Commune in Auvergne-Rhône-Alpes, France

Thoissey (/fr/) is a commune in the Ain department in eastern France.

==Geography==
The Chalaronne forms the commune's southeastern border, then flows into the Saône, which forms its western border.

== History ==
This commune, formerly walled, was the second city of the principality of Dombes and housed, for this principality, a collège founded in 1680.

== Sights==
- A Lavoir of the 19th century.
- A 19th-century church, restored in 2007, housing works of the Lyonnais painter, Daniel Sarrabat (17th century); a set of six paintings dedicated to Mary Magdalene; three delivered in 1706 and three in 1713.
- The apothecary's shop of the ancient sisters' hospital, of the 18th century.

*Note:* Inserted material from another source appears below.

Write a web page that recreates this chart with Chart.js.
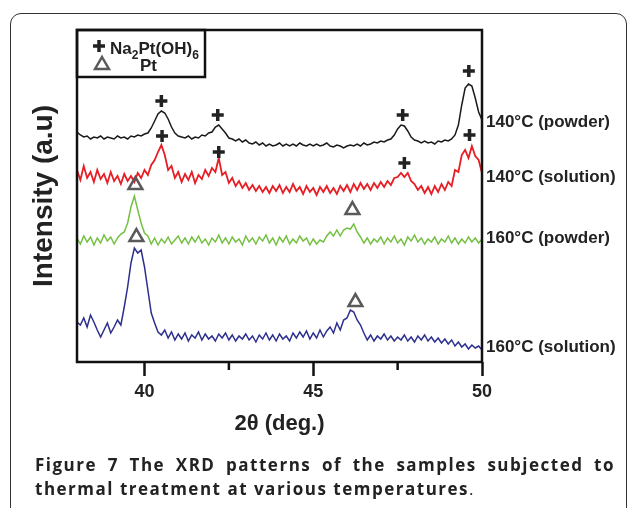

In 1700, a rich draper, Etienne Pollo, is responsible for the founding of Thoissey's hospital. In 1701, the duke of Maine gave the letters patent for the creation of “L’Hôpital de la Charité”. The apothecary's shop was built between 1731 and 1735. Walnut boiseries on the walls are the work of Jean Noblet, master carpenter. The ceiling was painted by Lugnot on a marouflaged canvas (cf. photo). About 60 faience pots from Nevers decorated with a cobalt blue camaieu were used to collect the substances used by the apothecary, they were placed in niches and Renaissance style sideboards.

==Personalities==
- Jean-Baptiste Marchand, French explorer and general officer, born and buried in Thoissey.